>> Start Data entries

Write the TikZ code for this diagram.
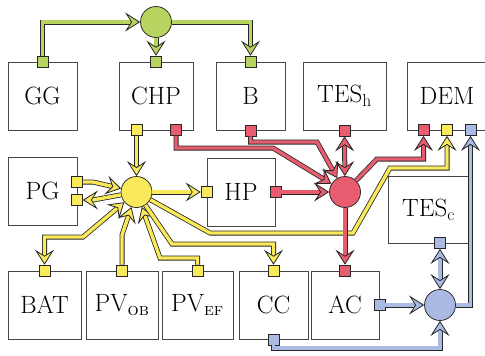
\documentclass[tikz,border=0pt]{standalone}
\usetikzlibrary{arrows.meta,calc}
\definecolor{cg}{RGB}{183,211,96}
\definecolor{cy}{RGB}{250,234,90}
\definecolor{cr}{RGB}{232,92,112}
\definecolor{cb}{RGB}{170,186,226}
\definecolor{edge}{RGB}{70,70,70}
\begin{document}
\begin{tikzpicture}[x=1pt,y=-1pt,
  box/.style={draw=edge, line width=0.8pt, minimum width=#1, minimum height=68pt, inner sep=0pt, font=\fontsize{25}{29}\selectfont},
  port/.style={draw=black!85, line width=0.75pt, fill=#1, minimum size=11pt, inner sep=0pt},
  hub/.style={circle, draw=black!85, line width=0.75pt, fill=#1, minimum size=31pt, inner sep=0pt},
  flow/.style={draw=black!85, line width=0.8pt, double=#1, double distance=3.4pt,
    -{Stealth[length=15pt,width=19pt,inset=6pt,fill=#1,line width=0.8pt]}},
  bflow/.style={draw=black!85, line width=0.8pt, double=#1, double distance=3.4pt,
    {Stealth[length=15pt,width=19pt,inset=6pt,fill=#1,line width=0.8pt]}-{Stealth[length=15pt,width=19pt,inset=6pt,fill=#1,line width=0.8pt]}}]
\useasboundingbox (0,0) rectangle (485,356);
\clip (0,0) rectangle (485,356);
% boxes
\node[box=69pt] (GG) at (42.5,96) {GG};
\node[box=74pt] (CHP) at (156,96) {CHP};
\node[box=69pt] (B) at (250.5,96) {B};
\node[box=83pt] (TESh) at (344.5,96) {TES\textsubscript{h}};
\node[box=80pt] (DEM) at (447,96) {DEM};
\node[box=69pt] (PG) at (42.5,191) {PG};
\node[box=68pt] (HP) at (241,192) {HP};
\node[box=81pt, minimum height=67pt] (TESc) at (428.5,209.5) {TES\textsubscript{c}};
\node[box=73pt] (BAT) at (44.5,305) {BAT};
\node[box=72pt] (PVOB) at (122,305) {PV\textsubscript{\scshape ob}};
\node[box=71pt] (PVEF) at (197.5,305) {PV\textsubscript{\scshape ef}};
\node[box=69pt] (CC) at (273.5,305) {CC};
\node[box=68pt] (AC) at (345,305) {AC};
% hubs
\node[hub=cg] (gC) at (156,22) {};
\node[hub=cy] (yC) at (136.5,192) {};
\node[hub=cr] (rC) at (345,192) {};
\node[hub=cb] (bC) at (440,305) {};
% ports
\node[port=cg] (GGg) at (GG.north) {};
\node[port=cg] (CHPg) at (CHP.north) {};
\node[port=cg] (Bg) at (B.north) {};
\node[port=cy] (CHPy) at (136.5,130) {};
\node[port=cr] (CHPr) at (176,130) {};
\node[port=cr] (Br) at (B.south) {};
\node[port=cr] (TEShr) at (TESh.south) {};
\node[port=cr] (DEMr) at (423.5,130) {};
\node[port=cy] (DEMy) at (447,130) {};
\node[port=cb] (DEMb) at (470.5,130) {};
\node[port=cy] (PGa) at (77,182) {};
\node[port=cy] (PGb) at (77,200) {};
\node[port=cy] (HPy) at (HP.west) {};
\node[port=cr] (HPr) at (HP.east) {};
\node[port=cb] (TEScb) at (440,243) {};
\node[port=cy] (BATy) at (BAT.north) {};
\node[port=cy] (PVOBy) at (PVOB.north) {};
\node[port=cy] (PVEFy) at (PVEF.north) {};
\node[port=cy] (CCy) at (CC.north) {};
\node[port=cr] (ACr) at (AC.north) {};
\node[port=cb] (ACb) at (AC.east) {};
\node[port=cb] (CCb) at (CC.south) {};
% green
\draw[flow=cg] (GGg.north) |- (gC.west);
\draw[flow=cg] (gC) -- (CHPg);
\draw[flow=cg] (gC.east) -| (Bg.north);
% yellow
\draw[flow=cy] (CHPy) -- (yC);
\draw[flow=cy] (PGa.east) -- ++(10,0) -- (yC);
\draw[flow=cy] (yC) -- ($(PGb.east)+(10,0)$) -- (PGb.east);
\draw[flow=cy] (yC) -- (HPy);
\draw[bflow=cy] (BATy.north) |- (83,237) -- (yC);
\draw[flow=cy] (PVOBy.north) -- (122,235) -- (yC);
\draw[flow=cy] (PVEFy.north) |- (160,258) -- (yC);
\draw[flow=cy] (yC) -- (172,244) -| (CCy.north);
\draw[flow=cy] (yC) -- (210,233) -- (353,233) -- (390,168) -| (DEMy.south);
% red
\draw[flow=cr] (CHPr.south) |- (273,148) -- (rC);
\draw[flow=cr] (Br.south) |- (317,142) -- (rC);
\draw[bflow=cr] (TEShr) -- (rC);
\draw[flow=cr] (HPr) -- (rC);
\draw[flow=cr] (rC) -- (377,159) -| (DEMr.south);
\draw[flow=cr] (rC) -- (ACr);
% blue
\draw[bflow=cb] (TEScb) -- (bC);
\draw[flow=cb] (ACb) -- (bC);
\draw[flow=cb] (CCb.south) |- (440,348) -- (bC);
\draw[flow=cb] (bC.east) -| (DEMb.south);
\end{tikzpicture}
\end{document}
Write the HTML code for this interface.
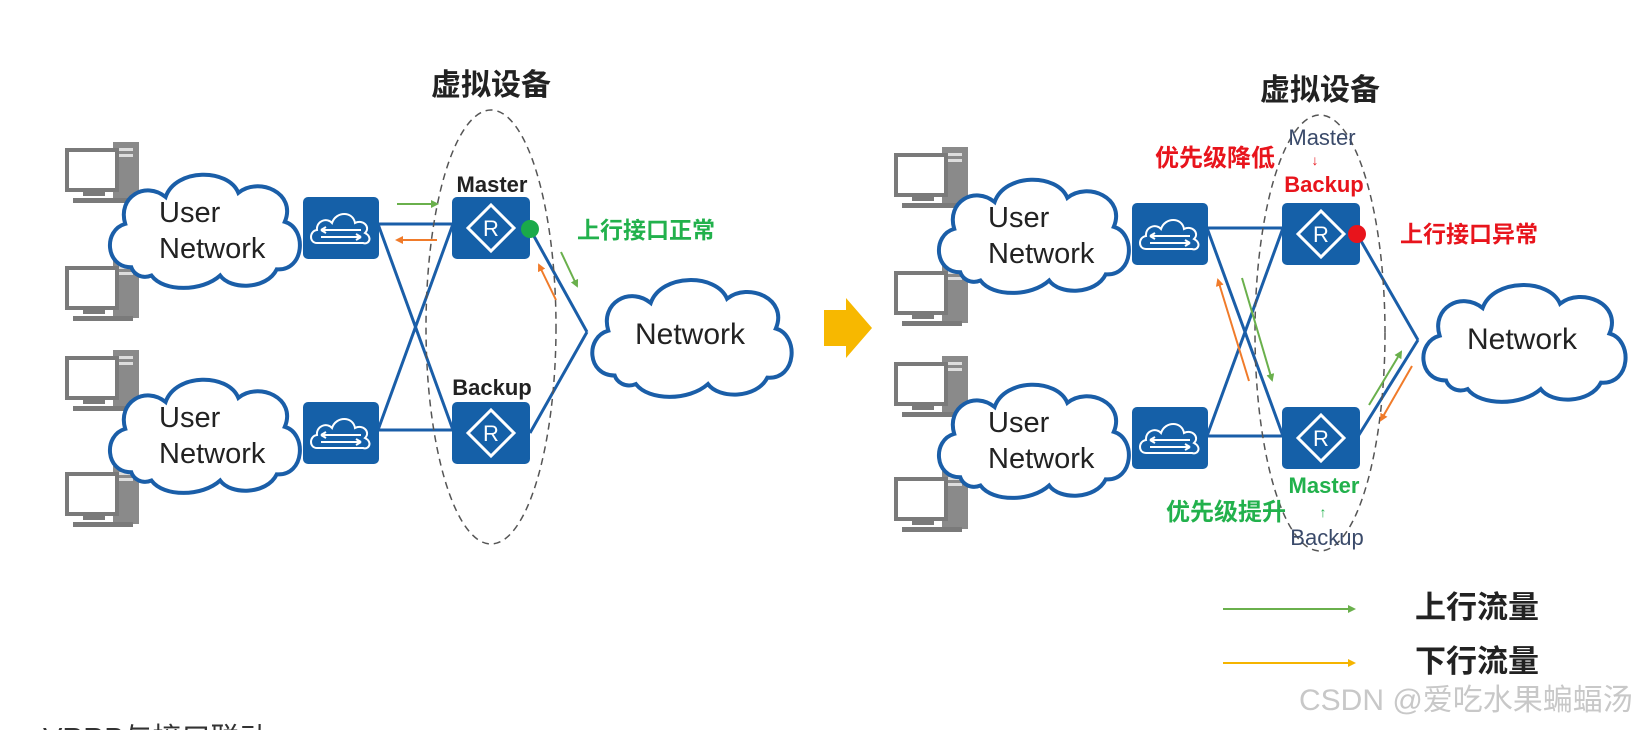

>> End Data entries

> Set task
Copy the records above exactly, leaving out every picture.

> Correct result
Write the TikZ code for this diagram.
\documentclass[tikz,border=0pt]{standalone}
\usetikzlibrary{arrows.meta,calc}
\definecolor{cg}{RGB}{183,211,96}
\definecolor{cy}{RGB}{250,234,90}
\definecolor{cr}{RGB}{232,92,112}
\definecolor{cb}{RGB}{170,186,226}
\definecolor{edge}{RGB}{70,70,70}
\begin{document}
\begin{tikzpicture}[x=1pt,y=-1pt,
  box/.style={draw=edge, line width=0.8pt, minimum width=#1, minimum height=68pt, inner sep=0pt, font=\fontsize{25}{29}\selectfont},
  port/.style={draw=black!85, line width=0.75pt, fill=#1, minimum size=11pt, inner sep=0pt},
  hub/.style={circle, draw=black!85, line width=0.75pt, fill=#1, minimum size=31pt, inner sep=0pt},
  flow/.style={draw=black!85, line width=0.8pt, double=#1, double distance=3.4pt,
    -{Stealth[length=15pt,width=19pt,inset=6pt,fill=#1,line width=0.8pt]}},
  bflow/.style={draw=black!85, line width=0.8pt, double=#1, double distance=3.4pt,
    {Stealth[length=15pt,width=19pt,inset=6pt,fill=#1,line width=0.8pt]}-{Stealth[length=15pt,width=19pt,inset=6pt,fill=#1,line width=0.8pt]}}]
\useasboundingbox (0,0) rectangle (485,356);
\clip (0,0) rectangle (485,356);
% boxes
\node[box=69pt] (GG) at (42.5,96) {GG};
\node[box=74pt] (CHP) at (156,96) {CHP};
\node[box=69pt] (B) at (250.5,96) {B};
\node[box=83pt] (TESh) at (344.5,96) {TES\textsubscript{h}};
\node[box=80pt] (DEM) at (447,96) {DEM};
\node[box=69pt] (PG) at (42.5,191) {PG};
\node[box=68pt] (HP) at (241,192) {HP};
\node[box=81pt, minimum height=67pt] (TESc) at (428.5,209.5) {TES\textsubscript{c}};
\node[box=73pt] (BAT) at (44.5,305) {BAT};
\node[box=72pt] (PVOB) at (122,305) {PV\textsubscript{\scshape ob}};
\node[box=71pt] (PVEF) at (197.5,305) {PV\textsubscript{\scshape ef}};
\node[box=69pt] (CC) at (273.5,305) {CC};
\node[box=68pt] (AC) at (345,305) {AC};
% hubs
\node[hub=cg] (gC) at (156,22) {};
\node[hub=cy] (yC) at (136.5,192) {};
\node[hub=cr] (rC) at (345,192) {};
\node[hub=cb] (bC) at (440,305) {};
% ports
\node[port=cg] (GGg) at (GG.north) {};
\node[port=cg] (CHPg) at (CHP.north) {};
\node[port=cg] (Bg) at (B.north) {};
\node[port=cy] (CHPy) at (136.5,130) {};
\node[port=cr] (CHPr) at (176,130) {};
\node[port=cr] (Br) at (B.south) {};
\node[port=cr] (TEShr) at (TESh.south) {};
\node[port=cr] (DEMr) at (423.5,130) {};
\node[port=cy] (DEMy) at (447,130) {};
\node[port=cb] (DEMb) at (470.5,130) {};
\node[port=cy] (PGa) at (77,182) {};
\node[port=cy] (PGb) at (77,200) {};
\node[port=cy] (HPy) at (HP.west) {};
\node[port=cr] (HPr) at (HP.east) {};
\node[port=cb] (TEScb) at (440,243) {};
\node[port=cy] (BATy) at (BAT.north) {};
\node[port=cy] (PVOBy) at (PVOB.north) {};
\node[port=cy] (PVEFy) at (PVEF.north) {};
\node[port=cy] (CCy) at (CC.north) {};
\node[port=cr] (ACr) at (AC.north) {};
\node[port=cb] (ACb) at (AC.east) {};
\node[port=cb] (CCb) at (CC.south) {};
% green
\draw[flow=cg] (GGg.north) |- (gC.west);
\draw[flow=cg] (gC) -- (CHPg);
\draw[flow=cg] (gC.east) -| (Bg.north);
% yellow
\draw[flow=cy] (CHPy) -- (yC);
\draw[flow=cy] (PGa.east) -- ++(10,0) -- (yC);
\draw[flow=cy] (yC) -- ($(PGb.east)+(10,0)$) -- (PGb.east);
\draw[flow=cy] (yC) -- (HPy);
\draw[bflow=cy] (BATy.north) |- (83,237) -- (yC);
\draw[flow=cy] (PVOBy.north) -- (122,235) -- (yC);
\draw[flow=cy] (PVEFy.north) |- (160,258) -- (yC);
\draw[flow=cy] (yC) -- (172,244) -| (CCy.north);
\draw[flow=cy] (yC) -- (210,233) -- (353,233) -- (390,168) -| (DEMy.south);
% red
\draw[flow=cr] (CHPr.south) |- (273,148) -- (rC);
\draw[flow=cr] (Br.south) |- (317,142) -- (rC);
\draw[bflow=cr] (TEShr) -- (rC);
\draw[flow=cr] (HPr) -- (rC);
\draw[flow=cr] (rC) -- (377,159) -| (DEMr.south);
\draw[flow=cr] (rC) -- (ACr);
% blue
\draw[bflow=cb] (TEScb) -- (bC);
\draw[flow=cb] (ACb) -- (bC);
\draw[flow=cb] (CCb.south) |- (440,348) -- (bC);
\draw[flow=cb] (bC.east) -| (DEMb.south);
\end{tikzpicture}
\end{document}
Write the HTML code for this interface.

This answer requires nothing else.